TASK TO CARRY OUT: Omit all pictures, then retype the data exactly as given.

RAW DATA:
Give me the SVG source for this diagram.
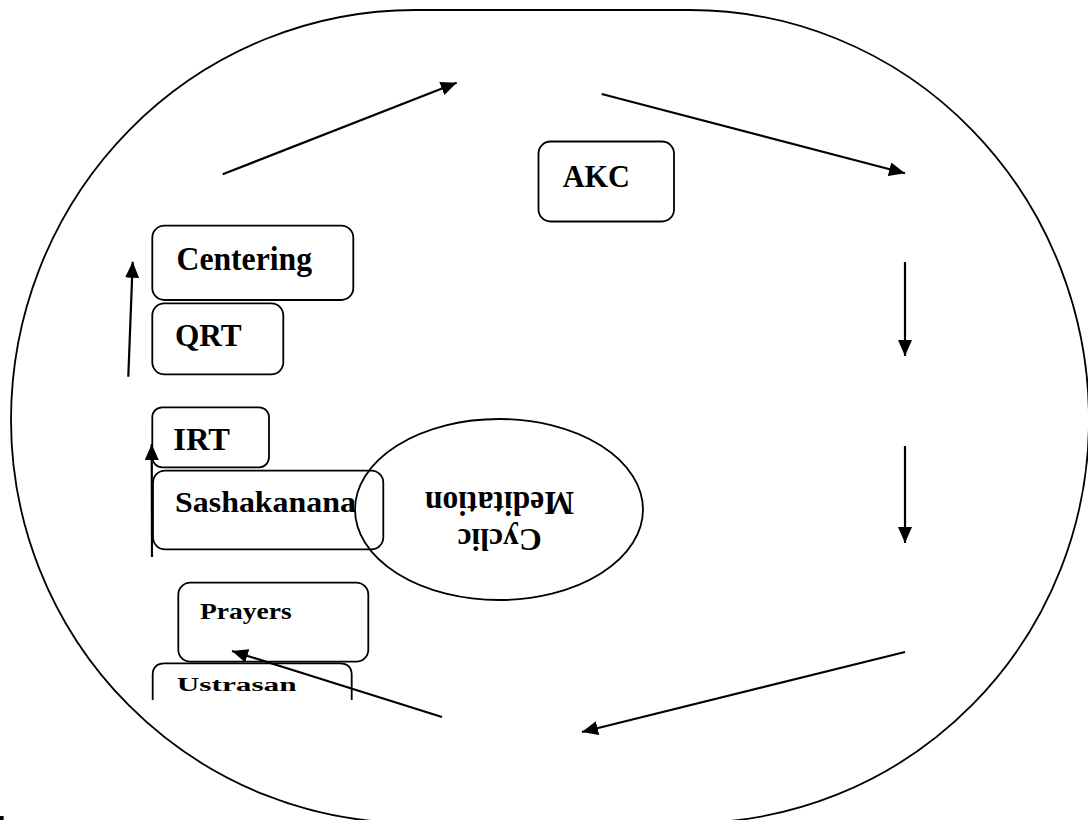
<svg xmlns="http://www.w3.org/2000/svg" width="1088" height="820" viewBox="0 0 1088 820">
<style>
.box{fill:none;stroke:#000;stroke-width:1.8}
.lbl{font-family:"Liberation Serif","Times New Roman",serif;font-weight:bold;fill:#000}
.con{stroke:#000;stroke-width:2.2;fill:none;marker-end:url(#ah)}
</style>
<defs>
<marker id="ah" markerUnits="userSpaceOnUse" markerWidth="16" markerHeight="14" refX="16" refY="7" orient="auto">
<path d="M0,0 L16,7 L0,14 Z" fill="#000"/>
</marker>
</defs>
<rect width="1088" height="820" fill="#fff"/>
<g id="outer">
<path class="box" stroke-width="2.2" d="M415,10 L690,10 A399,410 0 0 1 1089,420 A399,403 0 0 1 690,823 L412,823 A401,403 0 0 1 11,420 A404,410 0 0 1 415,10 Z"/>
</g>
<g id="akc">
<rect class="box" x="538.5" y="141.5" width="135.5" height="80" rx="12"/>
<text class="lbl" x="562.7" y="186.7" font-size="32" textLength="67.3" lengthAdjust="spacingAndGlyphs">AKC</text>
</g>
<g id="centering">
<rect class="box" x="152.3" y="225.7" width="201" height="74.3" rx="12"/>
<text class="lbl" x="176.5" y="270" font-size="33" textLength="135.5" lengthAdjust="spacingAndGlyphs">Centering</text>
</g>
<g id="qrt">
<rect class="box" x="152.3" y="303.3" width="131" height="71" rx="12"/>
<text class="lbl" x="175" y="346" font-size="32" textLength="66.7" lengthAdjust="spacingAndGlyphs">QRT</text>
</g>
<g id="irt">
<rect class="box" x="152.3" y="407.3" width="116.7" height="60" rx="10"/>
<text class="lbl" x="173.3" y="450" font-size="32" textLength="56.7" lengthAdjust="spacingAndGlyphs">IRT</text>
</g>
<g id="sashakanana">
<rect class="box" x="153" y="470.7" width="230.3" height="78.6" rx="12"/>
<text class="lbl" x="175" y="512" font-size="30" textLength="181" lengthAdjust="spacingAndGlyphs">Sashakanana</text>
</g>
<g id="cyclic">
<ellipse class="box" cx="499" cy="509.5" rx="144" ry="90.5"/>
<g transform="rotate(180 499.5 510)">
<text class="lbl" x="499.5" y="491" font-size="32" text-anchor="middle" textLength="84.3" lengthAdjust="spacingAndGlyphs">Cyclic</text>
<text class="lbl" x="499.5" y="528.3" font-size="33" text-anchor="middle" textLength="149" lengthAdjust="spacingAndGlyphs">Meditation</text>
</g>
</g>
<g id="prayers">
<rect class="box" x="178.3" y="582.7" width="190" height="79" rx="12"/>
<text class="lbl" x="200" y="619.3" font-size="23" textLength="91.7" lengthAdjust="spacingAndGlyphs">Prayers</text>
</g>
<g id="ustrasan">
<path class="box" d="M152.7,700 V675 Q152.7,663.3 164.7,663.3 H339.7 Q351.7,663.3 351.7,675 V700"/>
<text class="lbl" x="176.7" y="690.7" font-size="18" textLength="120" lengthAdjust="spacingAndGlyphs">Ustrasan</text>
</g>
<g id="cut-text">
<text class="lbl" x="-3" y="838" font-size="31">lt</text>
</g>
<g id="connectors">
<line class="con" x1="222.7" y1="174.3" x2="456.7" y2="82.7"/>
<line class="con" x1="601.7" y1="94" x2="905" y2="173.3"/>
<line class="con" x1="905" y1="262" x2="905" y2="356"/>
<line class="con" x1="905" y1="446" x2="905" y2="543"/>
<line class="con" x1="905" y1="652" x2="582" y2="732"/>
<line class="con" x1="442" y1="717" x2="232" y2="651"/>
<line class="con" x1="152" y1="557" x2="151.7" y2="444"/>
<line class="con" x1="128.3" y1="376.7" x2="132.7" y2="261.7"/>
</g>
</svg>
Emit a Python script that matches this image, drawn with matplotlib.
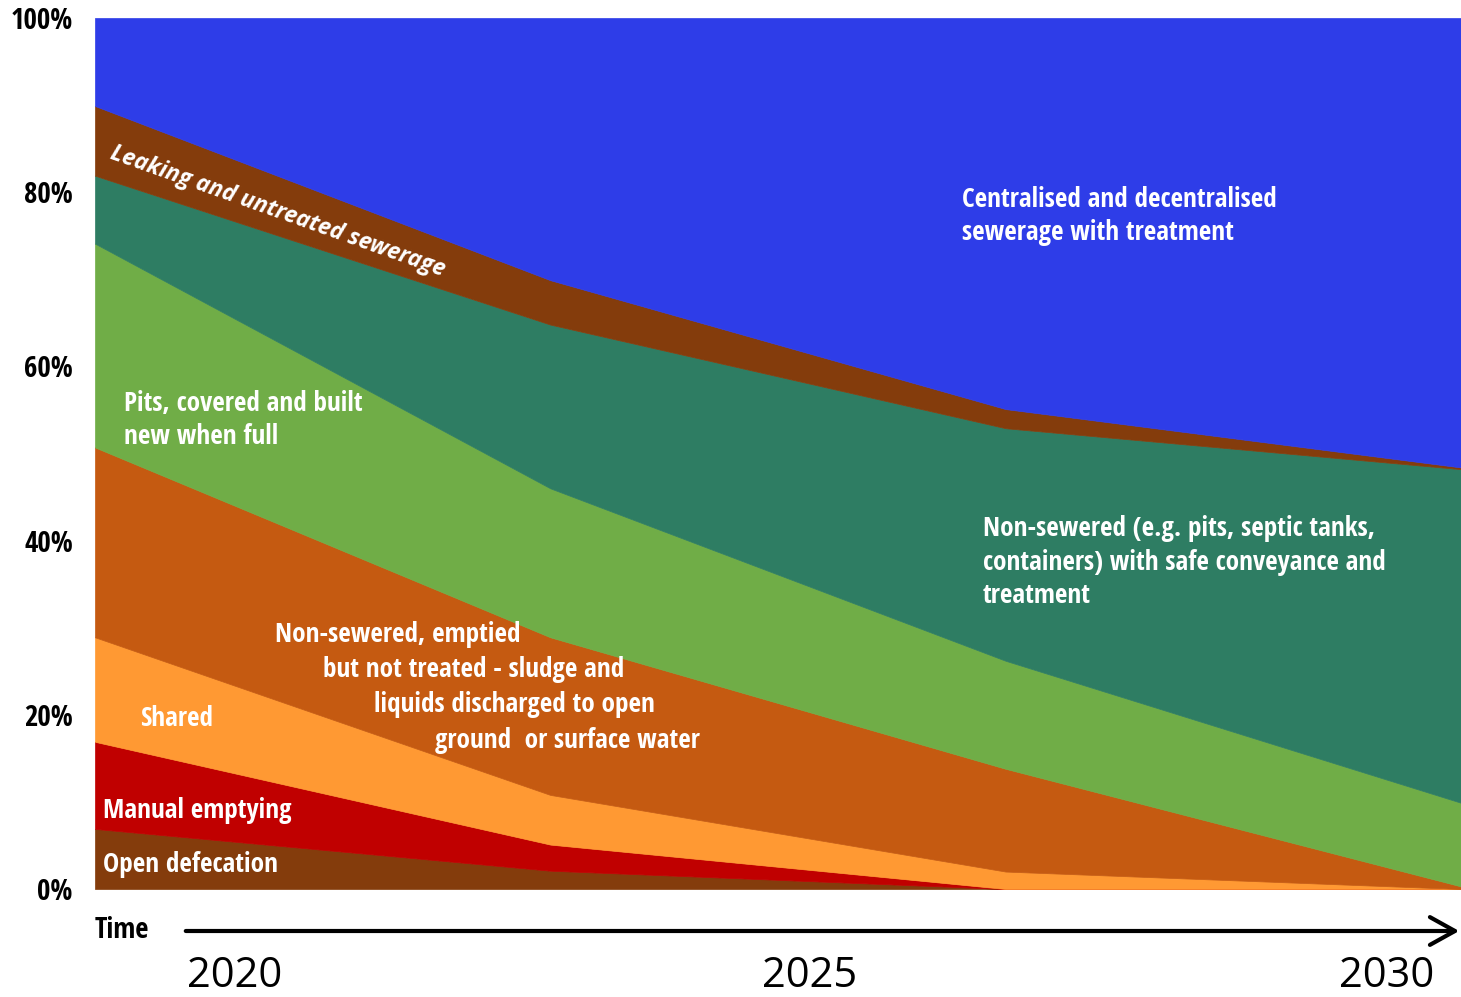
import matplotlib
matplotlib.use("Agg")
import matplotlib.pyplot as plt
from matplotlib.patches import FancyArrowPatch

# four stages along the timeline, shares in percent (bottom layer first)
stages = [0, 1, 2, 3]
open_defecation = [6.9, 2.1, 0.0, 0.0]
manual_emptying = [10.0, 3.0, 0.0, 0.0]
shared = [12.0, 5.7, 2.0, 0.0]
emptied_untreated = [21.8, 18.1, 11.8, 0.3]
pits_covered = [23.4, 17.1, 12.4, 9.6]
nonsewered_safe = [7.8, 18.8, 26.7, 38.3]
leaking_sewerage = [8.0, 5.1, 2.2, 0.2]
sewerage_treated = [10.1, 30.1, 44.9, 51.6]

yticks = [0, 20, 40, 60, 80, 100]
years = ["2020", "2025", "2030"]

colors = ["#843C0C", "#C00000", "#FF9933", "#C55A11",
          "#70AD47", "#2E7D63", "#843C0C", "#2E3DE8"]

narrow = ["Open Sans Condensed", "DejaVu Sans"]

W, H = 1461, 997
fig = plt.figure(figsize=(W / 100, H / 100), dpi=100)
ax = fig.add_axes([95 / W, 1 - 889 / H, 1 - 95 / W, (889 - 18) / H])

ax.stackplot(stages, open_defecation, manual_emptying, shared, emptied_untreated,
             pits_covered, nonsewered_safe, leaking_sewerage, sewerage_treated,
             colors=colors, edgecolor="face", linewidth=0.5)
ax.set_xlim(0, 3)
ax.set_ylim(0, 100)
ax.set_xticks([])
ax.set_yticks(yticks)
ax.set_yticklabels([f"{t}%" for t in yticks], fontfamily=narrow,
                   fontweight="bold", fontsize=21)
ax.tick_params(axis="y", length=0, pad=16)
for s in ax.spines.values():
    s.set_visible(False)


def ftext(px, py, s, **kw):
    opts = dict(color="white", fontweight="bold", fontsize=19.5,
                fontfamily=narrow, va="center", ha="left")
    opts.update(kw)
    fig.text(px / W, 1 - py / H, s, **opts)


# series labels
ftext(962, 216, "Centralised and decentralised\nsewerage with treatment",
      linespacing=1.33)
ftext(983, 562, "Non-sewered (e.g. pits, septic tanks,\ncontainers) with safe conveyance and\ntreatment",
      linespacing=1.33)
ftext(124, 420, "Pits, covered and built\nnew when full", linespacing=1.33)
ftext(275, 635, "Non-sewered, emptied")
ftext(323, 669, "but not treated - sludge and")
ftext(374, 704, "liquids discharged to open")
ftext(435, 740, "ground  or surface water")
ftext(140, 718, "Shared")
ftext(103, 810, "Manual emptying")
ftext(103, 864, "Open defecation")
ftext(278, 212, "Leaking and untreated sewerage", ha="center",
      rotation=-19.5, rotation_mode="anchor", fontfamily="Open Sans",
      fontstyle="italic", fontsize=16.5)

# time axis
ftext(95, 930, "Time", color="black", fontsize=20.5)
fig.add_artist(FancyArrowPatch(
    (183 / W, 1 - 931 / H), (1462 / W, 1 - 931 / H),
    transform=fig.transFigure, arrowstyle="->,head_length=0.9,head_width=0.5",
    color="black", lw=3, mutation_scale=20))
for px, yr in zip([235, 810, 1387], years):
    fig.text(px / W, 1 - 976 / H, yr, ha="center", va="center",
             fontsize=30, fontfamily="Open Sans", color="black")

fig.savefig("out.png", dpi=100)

PROBLEM SOLUTION:
Give me the SVG source for this diagram.
<svg xmlns="http://www.w3.org/2000/svg" width="1088" height="820" viewBox="0 0 1088 820">
<style>
.box{fill:none;stroke:#000;stroke-width:1.8}
.lbl{font-family:"Liberation Serif","Times New Roman",serif;font-weight:bold;fill:#000}
.con{stroke:#000;stroke-width:2.2;fill:none;marker-end:url(#ah)}
</style>
<defs>
<marker id="ah" markerUnits="userSpaceOnUse" markerWidth="16" markerHeight="14" refX="16" refY="7" orient="auto">
<path d="M0,0 L16,7 L0,14 Z" fill="#000"/>
</marker>
</defs>
<rect width="1088" height="820" fill="#fff"/>
<g id="outer">
<path class="box" stroke-width="2.2" d="M415,10 L690,10 A399,410 0 0 1 1089,420 A399,403 0 0 1 690,823 L412,823 A401,403 0 0 1 11,420 A404,410 0 0 1 415,10 Z"/>
</g>
<g id="akc">
<rect class="box" x="538.5" y="141.5" width="135.5" height="80" rx="12"/>
<text class="lbl" x="562.7" y="186.7" font-size="32" textLength="67.3" lengthAdjust="spacingAndGlyphs">AKC</text>
</g>
<g id="centering">
<rect class="box" x="152.3" y="225.7" width="201" height="74.3" rx="12"/>
<text class="lbl" x="176.5" y="270" font-size="33" textLength="135.5" lengthAdjust="spacingAndGlyphs">Centering</text>
</g>
<g id="qrt">
<rect class="box" x="152.3" y="303.3" width="131" height="71" rx="12"/>
<text class="lbl" x="175" y="346" font-size="32" textLength="66.7" lengthAdjust="spacingAndGlyphs">QRT</text>
</g>
<g id="irt">
<rect class="box" x="152.3" y="407.3" width="116.7" height="60" rx="10"/>
<text class="lbl" x="173.3" y="450" font-size="32" textLength="56.7" lengthAdjust="spacingAndGlyphs">IRT</text>
</g>
<g id="sashakanana">
<rect class="box" x="153" y="470.7" width="230.3" height="78.6" rx="12"/>
<text class="lbl" x="175" y="512" font-size="30" textLength="181" lengthAdjust="spacingAndGlyphs">Sashakanana</text>
</g>
<g id="cyclic">
<ellipse class="box" cx="499" cy="509.5" rx="144" ry="90.5"/>
<g transform="rotate(180 499.5 510)">
<text class="lbl" x="499.5" y="491" font-size="32" text-anchor="middle" textLength="84.3" lengthAdjust="spacingAndGlyphs">Cyclic</text>
<text class="lbl" x="499.5" y="528.3" font-size="33" text-anchor="middle" textLength="149" lengthAdjust="spacingAndGlyphs">Meditation</text>
</g>
</g>
<g id="prayers">
<rect class="box" x="178.3" y="582.7" width="190" height="79" rx="12"/>
<text class="lbl" x="200" y="619.3" font-size="23" textLength="91.7" lengthAdjust="spacingAndGlyphs">Prayers</text>
</g>
<g id="ustrasan">
<path class="box" d="M152.7,700 V675 Q152.7,663.3 164.7,663.3 H339.7 Q351.7,663.3 351.7,675 V700"/>
<text class="lbl" x="176.7" y="690.7" font-size="18" textLength="120" lengthAdjust="spacingAndGlyphs">Ustrasan</text>
</g>
<g id="cut-text">
<text class="lbl" x="-3" y="838" font-size="31">lt</text>
</g>
<g id="connectors">
<line class="con" x1="222.7" y1="174.3" x2="456.7" y2="82.7"/>
<line class="con" x1="601.7" y1="94" x2="905" y2="173.3"/>
<line class="con" x1="905" y1="262" x2="905" y2="356"/>
<line class="con" x1="905" y1="446" x2="905" y2="543"/>
<line class="con" x1="905" y1="652" x2="582" y2="732"/>
<line class="con" x1="442" y1="717" x2="232" y2="651"/>
<line class="con" x1="152" y1="557" x2="151.7" y2="444"/>
<line class="con" x1="128.3" y1="376.7" x2="132.7" y2="261.7"/>
</g>
</svg>
Emit a Python script that matches this image, drawn with matplotlib.
import matplotlib
matplotlib.use("Agg")
import matplotlib.pyplot as plt
from matplotlib.patches import FancyArrowPatch

# four stages along the timeline, shares in percent (bottom layer first)
stages = [0, 1, 2, 3]
open_defecation = [6.9, 2.1, 0.0, 0.0]
manual_emptying = [10.0, 3.0, 0.0, 0.0]
shared = [12.0, 5.7, 2.0, 0.0]
emptied_untreated = [21.8, 18.1, 11.8, 0.3]
pits_covered = [23.4, 17.1, 12.4, 9.6]
nonsewered_safe = [7.8, 18.8, 26.7, 38.3]
leaking_sewerage = [8.0, 5.1, 2.2, 0.2]
sewerage_treated = [10.1, 30.1, 44.9, 51.6]

yticks = [0, 20, 40, 60, 80, 100]
years = ["2020", "2025", "2030"]

colors = ["#843C0C", "#C00000", "#FF9933", "#C55A11",
          "#70AD47", "#2E7D63", "#843C0C", "#2E3DE8"]

narrow = ["Open Sans Condensed", "DejaVu Sans"]

W, H = 1461, 997
fig = plt.figure(figsize=(W / 100, H / 100), dpi=100)
ax = fig.add_axes([95 / W, 1 - 889 / H, 1 - 95 / W, (889 - 18) / H])

ax.stackplot(stages, open_defecation, manual_emptying, shared, emptied_untreated,
             pits_covered, nonsewered_safe, leaking_sewerage, sewerage_treated,
             colors=colors, edgecolor="face", linewidth=0.5)
ax.set_xlim(0, 3)
ax.set_ylim(0, 100)
ax.set_xticks([])
ax.set_yticks(yticks)
ax.set_yticklabels([f"{t}%" for t in yticks], fontfamily=narrow,
                   fontweight="bold", fontsize=21)
ax.tick_params(axis="y", length=0, pad=16)
for s in ax.spines.values():
    s.set_visible(False)


def ftext(px, py, s, **kw):
    opts = dict(color="white", fontweight="bold", fontsize=19.5,
                fontfamily=narrow, va="center", ha="left")
    opts.update(kw)
    fig.text(px / W, 1 - py / H, s, **opts)


# series labels
ftext(962, 216, "Centralised and decentralised\nsewerage with treatment",
      linespacing=1.33)
ftext(983, 562, "Non-sewered (e.g. pits, septic tanks,\ncontainers) with safe conveyance and\ntreatment",
      linespacing=1.33)
ftext(124, 420, "Pits, covered and built\nnew when full", linespacing=1.33)
ftext(275, 635, "Non-sewered, emptied")
ftext(323, 669, "but not treated - sludge and")
ftext(374, 704, "liquids discharged to open")
ftext(435, 740, "ground  or surface water")
ftext(140, 718, "Shared")
ftext(103, 810, "Manual emptying")
ftext(103, 864, "Open defecation")
ftext(278, 212, "Leaking and untreated sewerage", ha="center",
      rotation=-19.5, rotation_mode="anchor", fontfamily="Open Sans",
      fontstyle="italic", fontsize=16.5)

# time axis
ftext(95, 930, "Time", color="black", fontsize=20.5)
fig.add_artist(FancyArrowPatch(
    (183 / W, 1 - 931 / H), (1462 / W, 1 - 931 / H),
    transform=fig.transFigure, arrowstyle="->,head_length=0.9,head_width=0.5",
    color="black", lw=3, mutation_scale=20))
for px, yr in zip([235, 810, 1387], years):
    fig.text(px / W, 1 - 976 / H, yr, ha="center", va="center",
             fontsize=30, fontfamily="Open Sans", color="black")

fig.savefig("out.png", dpi=100)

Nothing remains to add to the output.